Wpis z mikrobloga

Nowoczesna jest jak Samoobrona dla magistrów. Takich przeciętnych, którzy po obronie wyłączyli myślenie. Pomyślcie. Ten sam poziom grania na instynktach i kompleksach docelowej grupy wyborców oraz silny aspekt identyfikacji klasowej - tam rolnicy, tutaj głównie klasa średnia.

Instynkt rolnika podpowiadał mu, że Lepper to swój chłop, wyglądał na prostego lecz krewkiego chłopa ze wsi. On się za nich zabierze, on nas rozumie.

Instynkt neo-leminga podpowiada mu, że Petru to konkretny i konsekwentny ekspert w swojej dziedzinie, bo dobrze się ubiera, ale ma w sobie na tyle luzu, że można się z nim identyfikować. Przystojny, wygadany. Chciałby być taki, jak on.

Samoobrona grała na kompleksach rolnika dając mu poczucie, że wreszcie się liczy i nie jest gorszy od innych - w chamski, ale głośny sposób.

Nowoczesna gra na kompleksach neo-leminga serwując mu bajeczki o ekspertach, specjalistach, naukowcach i profesjonalizmie, bo identyfikując się z takimi jakościami czuje się dowartościowany, jakby był jednym z nich. W końcu też mógł być taki, jak oni, gdyby się bardziej postarał, a nie prześliznął przez studia niezauważony.

Słowem - socjotechnika w zastosowaniu.

#nowoczesnapl #polityka #petru #korwin #4konserwy

  • 12
@atc_damian: Kukiz jak najbardziej. Typowy wyborca to płytki jak kałuża, kompletnie niemający o polityce żadnego pojęcia słuchacz Dżemu. Korwin - nie wiem, jest na tyle antypatyczny, że trudno mówić o jakiejkolwiek socjotechnice.
@atc_damian: jak wg ciebie wygląda ten specyficzny elektorat i co masz na poparcie swojej tezy?

Po drugie od kiedy to wierzycie w sondaże?

jacy "wy"? istnieję w osobie pojedynczej

Poza tym w tym sondażu pod uwagę nie wzięli osób bez praw wyborczych.

nic dziwnego, przecież elektorat z definicji posiada prawa wyborcze
@atc_damian:
@trashcat:

Korwin - nie wiem, jest na tyle antypatyczny, że trudno mówić o jakiejkolwiek socjotechnice.

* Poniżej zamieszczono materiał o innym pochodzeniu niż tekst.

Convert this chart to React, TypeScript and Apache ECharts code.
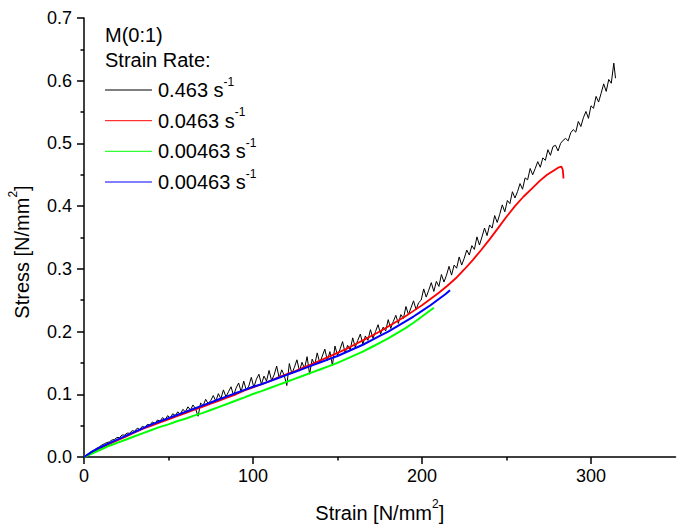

O ile Korwin do tej tezy rzeczywiście średnio pasuje, to Wipler jest idealnym przykładem. Typowy wyborca, czyli wykopek, czy inny interneciarz, widzi w nim śmieszka, masakratora, performera. Ot taki Pszemek. Nasz Pszemek w parlamencie. Nawet językiem internetowym się posługuje. To jest człowiek-mem.